Tunisia yesterday extended by three months a state of emergency imposed following militant attacks and hosted talks with Libya’s neighbours on the growing threat posed by the Islamic State group.


Tunisian security forces check vehicles near the Tunisian customs post at the Ras Jedir border crossing with Libya, south of the town of Ben Guerdane, yesterday after it was reopened after a two-week closure in response to a deadly militant attack on a town near the frontier.

Authorities also decided to reopen the border with Libya, which had been closed two weeks ago after a deadly raid on the frontier town of Ben Guerdane which they blamed on the militant group.
Analysts and officials have said the raid was an attempt by the extremist organisation to spread its influence from Libya across the border into Tunisia.

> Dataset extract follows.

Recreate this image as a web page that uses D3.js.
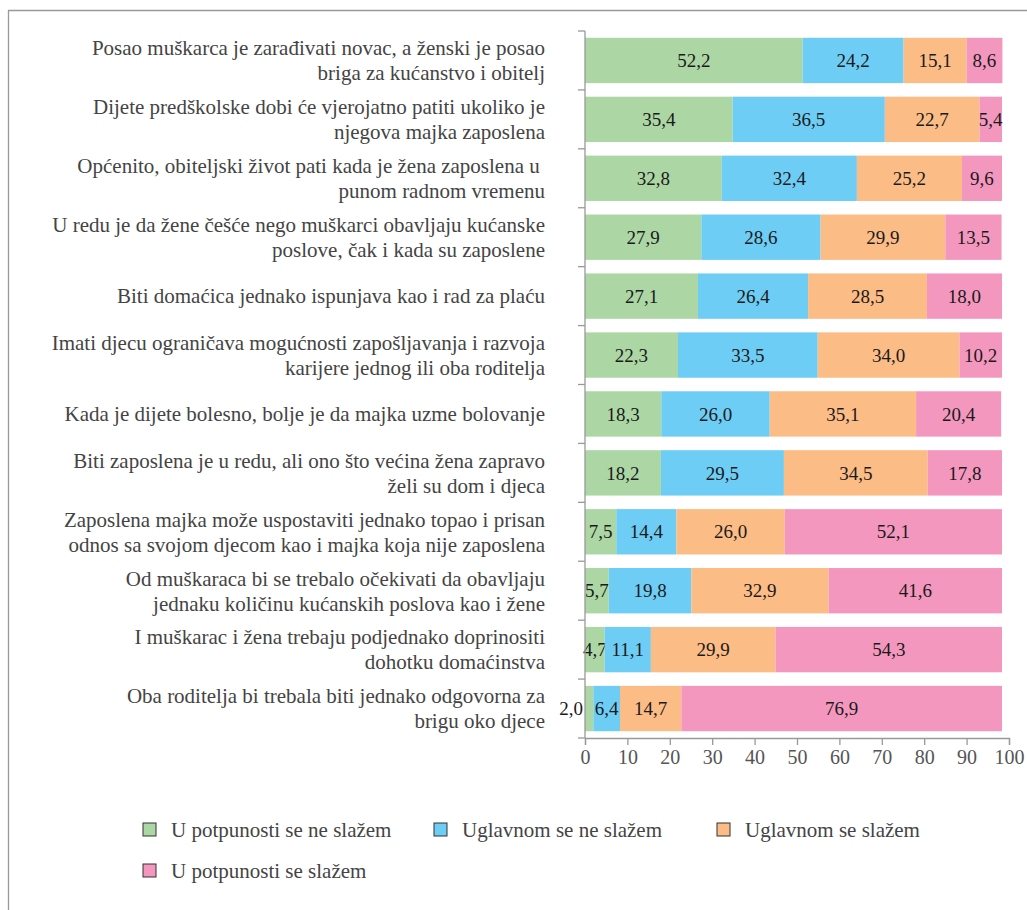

The North African nation, the birthplace of the Arab Spring, has suffered from a wave of militant violence since the 2011 revolution that ousted longtime dictator Zine El Abidine Ben Ali.
IS claimed brazen attacks last year on the National Bardo Museum in Tunis and a beach resort, and a November suicide bombing in the capital, that killed in total 59 tourists and 12 presidential guards.
After the November attack targeting the presidential guards authorities declared a state of emergency which President Beji Caid Essebsi decided to extend for the third time yesterday.
Essebsi “has decided after consultations... to extend the state of emergency for a period of three months from March 23,” two months more than the previous extension, his office said in a statement.
The measure comes just two weeks after seven civilians and 13 security personnel were killed in coordinated militant attacks in Ben Guerdane.
Forty-nine militants were killed by security forces in clashes and raids after the attacks.
On Monday night the interior ministry said authorities had arrested 12 members of a cell suspected of having helped “terrorists” travel to Libya.
Ben Guerdane, home to 60,000 people, has been under nighttime curfew since the March 7 attacks, but two crossings with Libya were reopened yesterday.
The reopening is seen as crucial for cross-border trade, a mainstay of the economy of Tunisia’s largely impoverished southern provinces.
It came as Tunisia hosted talks with other countries that share borders with Libya on the threat posed by the growing influence of IS in the lawless oil-rich North African nation.
Libya has had two rival administrations since mid-2014 when the recognised government was forced from Tripoli to the far east after a militia alliance including Islamists overran the capital.
The UN is pushing Libya’s rival politicians to accept a unity government, created under a power-sharing deal sealed by the rival parties in December.
The deal has not been formally endorsed by lawmakers from either side, effectively blocking the unity government from operating.
IS has taken advantage of the political vacuum to expand its influence in Libya and spread it further beyond.
Tunisian Foreign Minister Khemaies Jhinaou opened yesterday’s meeting with a plea to delegates from Algeria, Egypt, Sudan, Niger and Chad for greater co-operation to end Libya’s chaos.
“The proliferation of terrorist groups and their control of certain regions in Libya is a source of extreme concern... a danger for Libya’s people.. and for the stability of its neighbours,” he said.
Libya’s UN envoy Martin Kobler told the meeting that the “terrorists are taking advantage of political divisions”, urging support for the UN-backed unity government.
Libya’s neighbours said in a statement at the end of the Tunis talks that a unity government must be installed quickly in Tripoli to counter the threat of militants.